What you have to do
Set the lines down again exactly, first line through the line that contains "ratio_rt = list(range(21))", with no pictures.

Material provided

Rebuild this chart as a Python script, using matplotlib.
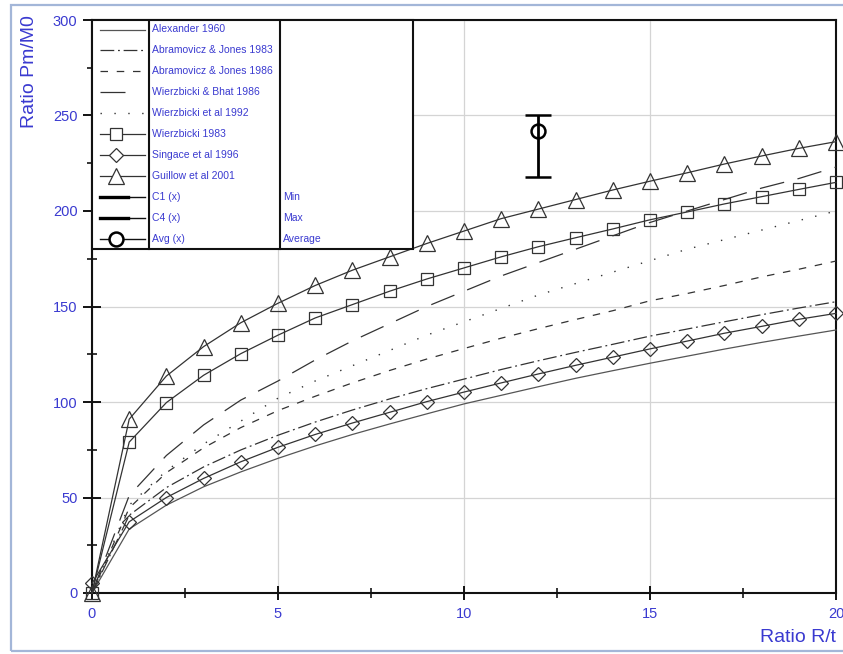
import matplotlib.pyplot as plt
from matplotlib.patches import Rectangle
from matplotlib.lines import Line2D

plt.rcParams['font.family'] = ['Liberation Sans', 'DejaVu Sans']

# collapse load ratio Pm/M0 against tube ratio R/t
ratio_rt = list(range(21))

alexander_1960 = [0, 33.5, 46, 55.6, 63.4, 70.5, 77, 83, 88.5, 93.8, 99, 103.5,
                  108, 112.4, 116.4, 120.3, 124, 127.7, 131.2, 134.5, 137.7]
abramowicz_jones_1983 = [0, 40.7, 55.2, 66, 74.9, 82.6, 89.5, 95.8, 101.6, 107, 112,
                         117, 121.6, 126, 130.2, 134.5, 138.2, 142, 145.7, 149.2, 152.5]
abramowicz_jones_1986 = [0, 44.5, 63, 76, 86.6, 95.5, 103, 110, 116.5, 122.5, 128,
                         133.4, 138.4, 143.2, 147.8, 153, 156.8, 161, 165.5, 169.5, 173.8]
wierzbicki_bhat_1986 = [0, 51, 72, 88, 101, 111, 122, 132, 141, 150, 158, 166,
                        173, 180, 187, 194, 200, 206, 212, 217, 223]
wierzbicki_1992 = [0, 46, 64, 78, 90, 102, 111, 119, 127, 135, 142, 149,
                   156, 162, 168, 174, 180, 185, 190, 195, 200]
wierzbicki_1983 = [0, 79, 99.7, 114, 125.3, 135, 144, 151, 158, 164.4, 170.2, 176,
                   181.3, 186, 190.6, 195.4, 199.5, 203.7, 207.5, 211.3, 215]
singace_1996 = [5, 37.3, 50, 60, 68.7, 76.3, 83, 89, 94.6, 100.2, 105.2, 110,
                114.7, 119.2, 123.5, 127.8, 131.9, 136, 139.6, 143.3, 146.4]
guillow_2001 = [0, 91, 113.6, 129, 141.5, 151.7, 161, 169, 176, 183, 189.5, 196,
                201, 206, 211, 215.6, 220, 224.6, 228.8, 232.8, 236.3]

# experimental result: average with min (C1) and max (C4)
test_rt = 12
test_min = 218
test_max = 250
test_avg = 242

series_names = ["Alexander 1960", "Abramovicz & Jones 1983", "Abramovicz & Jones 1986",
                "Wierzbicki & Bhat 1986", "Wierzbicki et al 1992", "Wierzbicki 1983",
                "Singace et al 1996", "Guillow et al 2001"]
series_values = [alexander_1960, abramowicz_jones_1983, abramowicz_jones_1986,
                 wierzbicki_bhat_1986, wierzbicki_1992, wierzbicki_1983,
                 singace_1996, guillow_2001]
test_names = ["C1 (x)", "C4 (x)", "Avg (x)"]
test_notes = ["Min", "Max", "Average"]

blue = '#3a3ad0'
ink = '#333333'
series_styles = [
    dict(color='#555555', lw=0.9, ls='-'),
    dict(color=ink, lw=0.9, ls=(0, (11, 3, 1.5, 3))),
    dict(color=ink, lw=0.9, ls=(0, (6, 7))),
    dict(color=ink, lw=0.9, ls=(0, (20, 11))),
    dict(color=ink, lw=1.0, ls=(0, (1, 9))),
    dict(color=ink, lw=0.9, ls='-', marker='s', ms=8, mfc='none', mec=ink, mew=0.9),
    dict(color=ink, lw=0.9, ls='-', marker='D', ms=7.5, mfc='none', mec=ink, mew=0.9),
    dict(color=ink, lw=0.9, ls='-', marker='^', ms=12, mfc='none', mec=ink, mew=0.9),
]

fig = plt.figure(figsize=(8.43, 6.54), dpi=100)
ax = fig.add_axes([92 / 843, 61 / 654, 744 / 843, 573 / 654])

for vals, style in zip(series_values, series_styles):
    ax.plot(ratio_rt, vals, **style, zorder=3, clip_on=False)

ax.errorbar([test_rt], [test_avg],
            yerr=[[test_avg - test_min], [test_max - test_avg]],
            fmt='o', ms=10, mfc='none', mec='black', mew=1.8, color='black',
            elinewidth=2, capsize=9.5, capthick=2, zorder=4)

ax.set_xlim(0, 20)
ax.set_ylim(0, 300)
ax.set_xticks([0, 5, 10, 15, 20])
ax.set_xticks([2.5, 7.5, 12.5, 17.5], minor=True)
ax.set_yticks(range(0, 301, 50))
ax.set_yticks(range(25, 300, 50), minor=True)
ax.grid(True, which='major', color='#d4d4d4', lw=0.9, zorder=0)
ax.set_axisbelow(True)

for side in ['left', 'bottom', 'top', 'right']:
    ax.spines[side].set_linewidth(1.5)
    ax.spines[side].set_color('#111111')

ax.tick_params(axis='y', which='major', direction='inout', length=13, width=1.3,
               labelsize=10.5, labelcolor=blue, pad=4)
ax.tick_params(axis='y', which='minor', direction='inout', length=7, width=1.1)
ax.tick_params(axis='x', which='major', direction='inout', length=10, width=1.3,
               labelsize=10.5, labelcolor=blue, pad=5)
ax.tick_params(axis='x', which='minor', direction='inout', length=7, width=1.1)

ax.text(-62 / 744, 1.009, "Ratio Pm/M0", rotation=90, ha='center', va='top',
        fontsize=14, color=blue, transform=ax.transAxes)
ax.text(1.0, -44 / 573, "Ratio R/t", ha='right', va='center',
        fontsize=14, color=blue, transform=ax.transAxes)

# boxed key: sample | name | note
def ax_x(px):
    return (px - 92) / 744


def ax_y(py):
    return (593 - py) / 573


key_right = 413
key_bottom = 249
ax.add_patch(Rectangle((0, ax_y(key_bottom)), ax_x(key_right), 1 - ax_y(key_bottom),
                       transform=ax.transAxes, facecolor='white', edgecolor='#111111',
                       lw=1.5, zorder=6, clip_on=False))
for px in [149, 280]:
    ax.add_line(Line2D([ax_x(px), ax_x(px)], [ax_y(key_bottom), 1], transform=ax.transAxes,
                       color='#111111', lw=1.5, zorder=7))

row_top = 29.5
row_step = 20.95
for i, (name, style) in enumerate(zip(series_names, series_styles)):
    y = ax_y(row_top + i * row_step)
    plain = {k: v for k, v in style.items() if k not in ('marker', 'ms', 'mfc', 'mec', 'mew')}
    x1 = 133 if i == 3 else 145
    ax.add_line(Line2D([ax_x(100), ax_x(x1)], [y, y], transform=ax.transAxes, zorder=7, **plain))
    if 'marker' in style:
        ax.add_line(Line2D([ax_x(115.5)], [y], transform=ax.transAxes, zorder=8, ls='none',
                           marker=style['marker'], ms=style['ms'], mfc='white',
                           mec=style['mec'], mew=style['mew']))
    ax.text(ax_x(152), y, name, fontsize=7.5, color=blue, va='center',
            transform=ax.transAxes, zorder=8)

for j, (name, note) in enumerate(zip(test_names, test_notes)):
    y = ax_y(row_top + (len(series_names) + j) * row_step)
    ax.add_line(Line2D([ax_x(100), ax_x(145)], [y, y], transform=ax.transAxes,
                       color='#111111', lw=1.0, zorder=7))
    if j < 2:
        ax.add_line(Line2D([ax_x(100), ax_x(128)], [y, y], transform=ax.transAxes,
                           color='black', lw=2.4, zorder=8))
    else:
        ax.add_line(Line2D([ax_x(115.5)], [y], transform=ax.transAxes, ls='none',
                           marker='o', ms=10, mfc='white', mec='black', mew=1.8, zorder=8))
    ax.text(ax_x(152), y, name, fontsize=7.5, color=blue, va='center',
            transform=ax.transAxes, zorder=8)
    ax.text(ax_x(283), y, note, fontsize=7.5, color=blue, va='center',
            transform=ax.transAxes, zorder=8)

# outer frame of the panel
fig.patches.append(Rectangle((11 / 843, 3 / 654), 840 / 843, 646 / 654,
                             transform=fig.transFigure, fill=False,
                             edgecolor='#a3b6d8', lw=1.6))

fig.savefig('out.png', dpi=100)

Correct response
Rebuild this chart as a Python script, using matplotlib.
import matplotlib.pyplot as plt
from matplotlib.patches import Rectangle
from matplotlib.lines import Line2D

plt.rcParams['font.family'] = ['Liberation Sans', 'DejaVu Sans']

# collapse load ratio Pm/M0 against tube ratio R/t
ratio_rt = list(range(21))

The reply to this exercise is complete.